A Legend Has Passed: Chinua Achebe

Chinua Achebe and the cover of his book, Things Fall Apart
Chinua Achebe and the cover of his book, Things Fall Apart

I was so shocked to hear that Chinua Achebe died that I failed to believe it at first. It’s not until I read an article on the New York Times’ website that I began to believe that it might be true. Chinua Achebe, a renowned Nigerian author, died on Thursday, March 21, in Boston. He was 82-years-old.

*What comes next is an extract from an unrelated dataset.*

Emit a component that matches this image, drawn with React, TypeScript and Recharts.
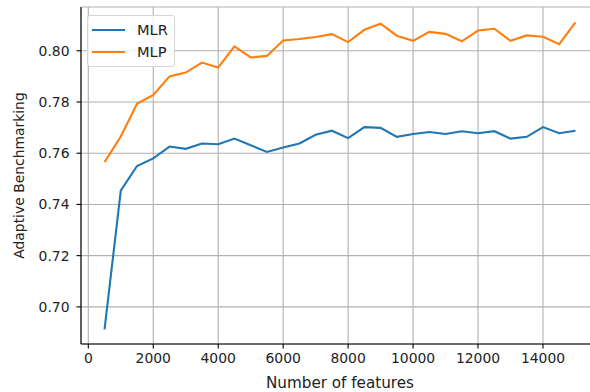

Achebe was my introduction to African literature. I can still remember the time when I stumbled upon his book, Things Fall Apart. I was in college (seems like decades ago) and was helping a friend pack his things for storage since he was going home for the summer. He pulled out a box full of books and naturally, I gravitated towards it. I was astounded to find novels in the box since I knew my friend hated reading. I randomly picked up Achebe’s book and read the synopsis on the back. Intrigued, I decided to read it. I was captivated by the story and finished it in a day. I decided to hold onto the book (which my friend did not miss) so that I could return to it again. It now sits on my shelf, gathering dust, and now that my mind has strayed to it, I’m considering to re-read it soon.

It’s sad that Chinua Achebe has passed but may his soul rest in peace.

Stirring words from Chinua Achebe:

“The white man is very clever. He came quietly and peaceably with his religion. We were amused at his foolishness and allowed him to stay. Now he has won our brothers, and our clan can no longer act like one. He has put a knife on the things that held us together and we have fallen apart.”

“Nobody can teach me who I am. You can describe parts of me, but who I am—and what I need—is something I have to find out myself.”

“People create stories create people; or rather stories create people create stories.”